Although Steingraber doesn’t believe that direct action is always the best solution, it becomes the only option when the data can’t speak. “If companies don’t share the math showing how much shale is in the wall of a cavern, then science can’t do its job,” she said.

Steingraber’s motivation is her children. “My son, who was just a little boy when the gas industry was announcing upstate New York would be an area for fracking, was my main reason for getting involved.” Based on the science, it was clear to Steingraber that the fossil fuel industry is unsafe. She lives in fear that the industry will “steal children’s future by polluting the air, ruining roads, and worsening climate change.”

Look at the big picture

Environmental projects can get you wrapped up in the details. Fracktivist Emmalyn Garrett, 31, reminds us to use specific issues as a bridge to the larger questions.

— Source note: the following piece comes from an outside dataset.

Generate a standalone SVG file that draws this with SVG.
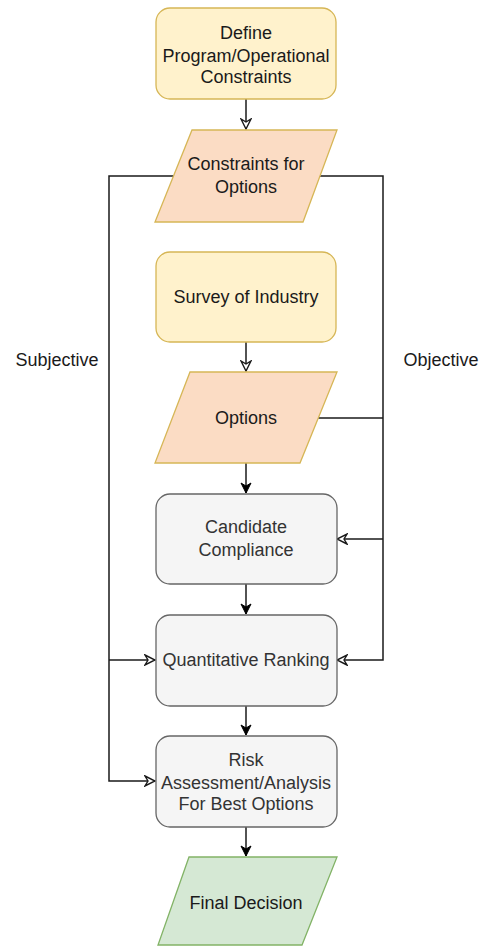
<svg xmlns="http://www.w3.org/2000/svg" width="491" height="947" viewBox="0 0 491 947">
  <style>
    .lbl { font-family: "Liberation Sans", Arial, sans-serif; font-size: 18px; text-anchor: middle; }
    .dark { fill: #1a1a1a; }
    .grey { fill: #333333; }
    .yellow { fill: #fff2cc; stroke: #d6b656; stroke-width: 1.3; }
    .peach { fill: #fbdcc4; stroke: #d6b656; stroke-width: 1.3; }
    .gray { fill: #f5f5f5; stroke: #666666; stroke-width: 1.3; }
    .green { fill: #d5e8d4; stroke: #82b366; stroke-width: 1.3; }
    .wire { fill: none; stroke: #1a1a1a; stroke-width: 1.5; }
  </style>
  <defs>
    <!-- hollow open arrowhead -->
    <marker id="hollow" viewBox="0 0 12 12" refX="11" refY="6" markerWidth="12" markerHeight="12" markerUnits="userSpaceOnUse" orient="auto">
      <path d="M1,1 L11,6 L1,11 L4,6 Z" fill="#ffffff" stroke="#1a1a1a" stroke-width="1.4"/>
    </marker>
    <!-- solid arrowhead -->
    <marker id="solid" viewBox="0 0 12 12" refX="11" refY="6" markerWidth="12" markerHeight="12" markerUnits="userSpaceOnUse" orient="auto">
      <path d="M1,1 L11,6 L1,11 L4,6 Z" fill="#000000" stroke="#000000" stroke-width="1"/>
    </marker>
  </defs>

  <rect width="491" height="947" fill="#ffffff"/>

  <g id="connectors">
    <!-- main flow -->
    <path class="wire" d="M246,99 V129" marker-end="url(#hollow)"/>
    <path class="wire" d="M246,342 V371" marker-end="url(#hollow)"/>
    <path class="wire" d="M246,463 V493" marker-end="url(#solid)"/>
    <path class="wire" d="M246,584 V614" marker-end="url(#solid)"/>
    <path class="wire" d="M246,706 V735" marker-end="url(#solid)"/>
    <path class="wire" d="M246,827 V856" marker-end="url(#solid)"/>
    <!-- subjective branch -->
    <path class="wire" d="M174,176 H109 V781 H155" marker-end="url(#hollow)"/>
    <path class="wire" d="M109,660 H155" marker-end="url(#hollow)"/>
    <!-- objective branch -->
    <path class="wire" d="M318,176 H383 V660 H337" marker-end="url(#hollow)"/>
    <path class="wire" d="M318,418 H383"/>
    <path class="wire" d="M383,539 H337" marker-end="url(#hollow)"/>
  </g>

  <g id="define">
    <rect class="yellow" x="156" y="8" width="180" height="91" rx="14"/>
    <text class="lbl dark" x="246" y="39">Define</text>
    <text class="lbl dark" x="246" y="62">Program/Operational</text>
    <text class="lbl dark" x="246" y="83">Constraints</text>
  </g>

  <g id="constraints">
    <polygon class="peach" points="192,130 337,130 303,222 155,222"/>
    <text class="lbl dark" x="246" y="170">Constraints for</text>
    <text class="lbl dark" x="246" y="193">Options</text>
  </g>

  <g id="survey">
    <rect class="yellow" x="156" y="252" width="180" height="90" rx="14"/>
    <text class="lbl dark" x="246" y="303">Survey of Industry</text>
  </g>

  <g id="options">
    <polygon class="peach" points="190,372 337,372 300,463 155,463"/>
    <text class="lbl dark" x="246" y="424">Options</text>
  </g>

  <g id="compliance">
    <rect class="gray" x="156" y="494" width="181" height="90" rx="14"/>
    <text class="lbl grey" x="246" y="533">Candidate</text>
    <text class="lbl grey" x="246" y="556">Compliance</text>
  </g>

  <g id="ranking">
    <rect class="gray" x="156" y="615" width="181" height="91" rx="14"/>
    <text class="lbl grey" x="246" y="666">Quantitative Ranking</text>
  </g>

  <g id="risk">
    <rect class="gray" x="156" y="736" width="181" height="91" rx="14"/>
    <text class="lbl grey" x="246" y="766">Risk</text>
    <text class="lbl grey" x="246" y="789">Assessment/Analysis</text>
    <text class="lbl grey" x="246" y="810">For Best Options</text>
  </g>

  <g id="final">
    <polygon class="green" points="189,857 337,857 302,945 158,945"/>
    <text class="lbl dark" x="246" y="909">Final Decision</text>
  </g>

  <g id="side-labels">
    <text class="lbl dark" x="57" y="366">Subjective</text>
    <text class="lbl dark" x="441" y="366">Objective</text>
  </g>
</svg>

Garrett has been working on stopping the Jordan Cove pipeline, which would run through the rural southern Oregon neighborhood where she grew up. “Being in a small and poor and rural place, it is not surprising that this is where they plan to put the pipeline,” she said. As a member of the activist group Earth First!, which fights big industry through protests and monkeywrenching, Garrett has radicalized Oregon locals to challenge what they see as an ecologically dangerous pipeline through direct action.

The fight has been long and tiresome. “People have fought this for 12 years, which makes people tired,” she said. Her cure for activist fatigue is to contextualize the issue globally. The fight is not about stopping one pipeline, but about building power. They might not “win” next month, or even this lifetime.

“Understand that combating the fossil fuel industry is a long term process, and confronting climate change issues is a multi-generational struggle.”

Find your leverage

This spring, energy giant Kinder Morgan withdrew its application for a 420-mile Northeast Energy Direct pipeline. Why?

Emily Kirkland, a recent Brown University graduate and the director of organizing for 350 Massachusetts for a Better Future, explains how the $3 billion project ground to a halt.

When 350 Mass heard about the Kinder Morgan pipeline in 2013, immediately the organization began collaborating with local groups of ordinary citizens. It was “the local folks who identified the problem and found their leverage,” said Kirkland. That critical detail was Kinder Morgan’s proposal to add an additional tax to its electric bill that the governor, then Charlie Baker, had the power to veto — which he ultimately did.

“It seems deeply unfair to me that we would be asked to subsidize new gas pipelines,” Kirkland told the Boston Globe in July. “Alternatives like wind and solar ... are the right thing on climate, and we should be investing in those.”

While Kirkland and 350 Mass worked to amplify the efforts of the local activists, her organization just “followed the lead of the local folks.” After all, as Kirkland recalled, “the folks on the ground made a hell of a fuss.”